* [Written problem]:
Skip the pictures, please, and write out exactly the lines from the opening of the data through the line containing "const allCounts = [counts19k6, counts1M25, counts5M, counts10M];".

* [Available data]:
** BEGIN **
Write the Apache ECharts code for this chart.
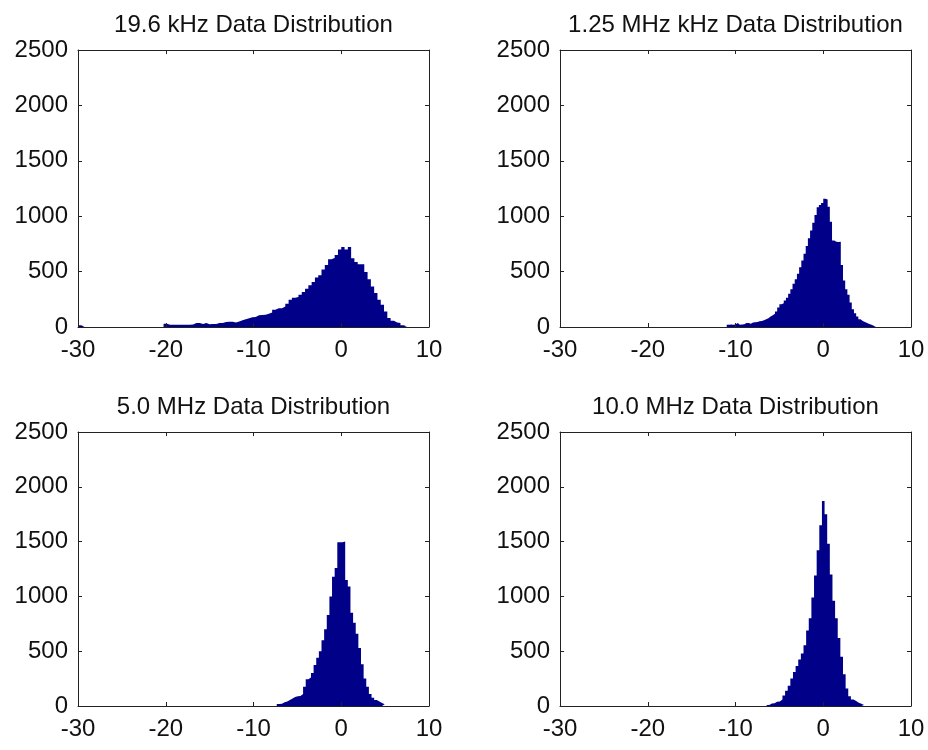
<!DOCTYPE html>
<html><head><meta charset="utf-8">
<script src="https://cdn.jsdelivr.net/npm/echarts@6/dist/echarts.min.js"></script>
<style>html,body{margin:0;padding:0;background:#fff}#c{width:928px;height:750px}</style>
</head><body><div id="c"></div>
<script>
// ---- data ----
const titles = ['19.6 kHz Data Distribution', '1.25 MHz kHz Data Distribution', '5.0 MHz Data Distribution', '10.0 MHz Data Distribution'];
const xTickLabels = [-30, -20, -10, 0, 10];
const yTickLabels = [0, 500, 1000, 1500, 2000, 2500];
// histogram bin grids (first bin edge, bin width)
const binStart = [-30, -11, -7.35, -6.45];
const binWidth = [0.375, 0.25, 0.3, 0.3];
const counts19k6 = [15, 0,0,0,0,0,0,0,0,0,0,0,0,0,0,0,0,0,0,0,0,0,0,0,0,0,
  30,20,20,20,20,20,21,21,22,35, 35,28,35,25,28,28,36,36,45,48,
  48,40,50,60,70,78,88,90,105,108, 110,120,130,155,170,170,185,210,
  245,265,271,290,316,346,377,407,446,467, 520,560,611,622,650,700,722,700,722,620,
  587,566,566,497,430,366,306,246,200,141, 81,57,40,36,15,5];
const counts1M25 = [20,22,20,22,35,20,22,25,35,35, 30,40,42,45,52,55,61,70,78,95,
  105,120,140,175,205,215,240,265,300,340, 390,430,480,540,600,660,730,800,870,940,
  1010,1080,1100,1120,1158,1150,1085,950,780,770, 767,770,560,420,340,290,220,160,125,95,
  70,55,45,35,28,20,12,5];
const counts5M = [18,20,35,42,55,68,82,90,92,110, 175,245,260,300,375,440,500,600,700,830,
  1000,1180,1260,1495,1495,1500,1150,1090,850,760, 660,530,380,250,175,110,75,55,40,28, 15];
const counts10M = [8,22,25,38,42,60,95,140,185,250, 310,365,425,480,555,690,800,990,1190,1420,
  1650,1870,1750,1480,1200,960,800,620,450,290, 160,90,60,45,30,20,8];
const allCounts = [counts19k6, counts1M25, counts5M, counts10M];

// ---- layout / style ----
const grids = [
  {left: 78, top: 50, width: 351, height: 277},
  {left: 560, top: 50, width: 351, height: 277},
  {left: 78, top: 432, width: 351, height: 274},
  {left: 560, top: 432, width: 351, height: 274}
];
const FONT = '"Liberation Sans", Arial, sans-serif';
const AX = '#222';
const BAR = '#000088';

const xAxes = [], yAxes = [], series = [], graphics = [];
grids.forEach((g, i) => {
  const tick = {show: true, inside: true, length: 4, lineStyle: {color: AX, width: 1}};
  const line = {show: true, onZero: false, lineStyle: {color: AX, width: 1}};
  const xr = {min: xTickLabels[0], max: xTickLabels[xTickLabels.length - 1], interval: xTickLabels[1] - xTickLabels[0]};
  const yr = {min: yTickLabels[0], max: yTickLabels[yTickLabels.length - 1], interval: yTickLabels[1] - yTickLabels[0]};
  const plain = v => String(v);
  xAxes.push(Object.assign({gridIndex: i, type: 'value', position: 'bottom', axisLine: line, axisTick: tick,
    axisLabel: {fontSize: 24, color: '#111', fontFamily: FONT, margin: 11, formatter: plain}, splitLine: {show: false}, z: 5}, xr));
  xAxes.push(Object.assign({gridIndex: i, type: 'value', position: 'top', axisLine: line, axisTick: tick,
    axisLabel: {show: false}, splitLine: {show: false}, z: 5}, xr));
  yAxes.push(Object.assign({gridIndex: i, type: 'value', position: 'left', axisLine: line, axisTick: tick,
    axisLabel: {fontSize: 24, color: '#111', fontFamily: FONT, margin: 10, formatter: plain}, splitLine: {show: false}, z: 5}, yr));
  yAxes.push(Object.assign({gridIndex: i, type: 'value', position: 'right', axisLine: line, axisTick: tick,
    axisLabel: {show: false}, splitLine: {show: false}, z: 5}, yr));
  const w = binWidth[i], s0 = binStart[i], cs = allCounts[i];
  // histogram outline: each bin's left edge with its count, closed at the last right edge
  const pts = cs.map((c, k) => [s0 + w * k, c]);
  pts.push([s0 + w * cs.length, 0]);
  series.push({
    type: 'line', xAxisIndex: 2 * i, yAxisIndex: 2 * i, silent: true, step: 'end',
    showSymbol: false, symbol: 'none', data: pts,
    lineStyle: {color: BAR, width: 0}, itemStyle: {color: BAR},
    areaStyle: {color: BAR, opacity: 1, origin: 'start'}, z: 1
  });
  graphics.push({type: 'text', x: g.left + g.width / 2, y: g.top - 25, style: {
    text: titles[i], fill: '#111', font: '24px ' + FONT, textAlign: 'center', textVerticalAlign: 'middle'}});
});

const chart = echarts.init(document.getElementById('c'), null, {renderer: 'canvas'});
chart.setOption({
  animation: false,
  backgroundColor: '#fff',
  grid: grids.map(g => Object.assign({containLabel: false}, g)),
  xAxis: xAxes, yAxis: yAxes, series: series, graphic: graphics
});
</script></body></html>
** END **
* [Response below]:
Write the Apache ECharts code for this chart.
<!DOCTYPE html>
<html><head><meta charset="utf-8">
<script src="https://cdn.jsdelivr.net/npm/echarts@6/dist/echarts.min.js"></script>
<style>html,body{margin:0;padding:0;background:#fff}#c{width:928px;height:750px}</style>
</head><body><div id="c"></div>
<script>
// ---- data ----
const titles = ['19.6 kHz Data Distribution', '1.25 MHz kHz Data Distribution', '5.0 MHz Data Distribution', '10.0 MHz Data Distribution'];
const xTickLabels = [-30, -20, -10, 0, 10];
const yTickLabels = [0, 500, 1000, 1500, 2000, 2500];
// histogram bin grids (first bin edge, bin width)
const binStart = [-30, -11, -7.35, -6.45];
const binWidth = [0.375, 0.25, 0.3, 0.3];
const counts19k6 = [15, 0,0,0,0,0,0,0,0,0,0,0,0,0,0,0,0,0,0,0,0,0,0,0,0,0,
  30,20,20,20,20,20,21,21,22,35, 35,28,35,25,28,28,36,36,45,48,
  48,40,50,60,70,78,88,90,105,108, 110,120,130,155,170,170,185,210,
  245,265,271,290,316,346,377,407,446,467, 520,560,611,622,650,700,722,700,722,620,
  587,566,566,497,430,366,306,246,200,141, 81,57,40,36,15,5];
const counts1M25 = [20,22,20,22,35,20,22,25,35,35, 30,40,42,45,52,55,61,70,78,95,
  105,120,140,175,205,215,240,265,300,340, 390,430,480,540,600,660,730,800,870,940,
  1010,1080,1100,1120,1158,1150,1085,950,780,770, 767,770,560,420,340,290,220,160,125,95,
  70,55,45,35,28,20,12,5];
const counts5M = [18,20,35,42,55,68,82,90,92,110, 175,245,260,300,375,440,500,600,700,830,
  1000,1180,1260,1495,1495,1500,1150,1090,850,760, 660,530,380,250,175,110,75,55,40,28, 15];
const counts10M = [8,22,25,38,42,60,95,140,185,250, 310,365,425,480,555,690,800,990,1190,1420,
  1650,1870,1750,1480,1200,960,800,620,450,290, 160,90,60,45,30,20,8];
const allCounts = [counts19k6, counts1M25, counts5M, counts10M];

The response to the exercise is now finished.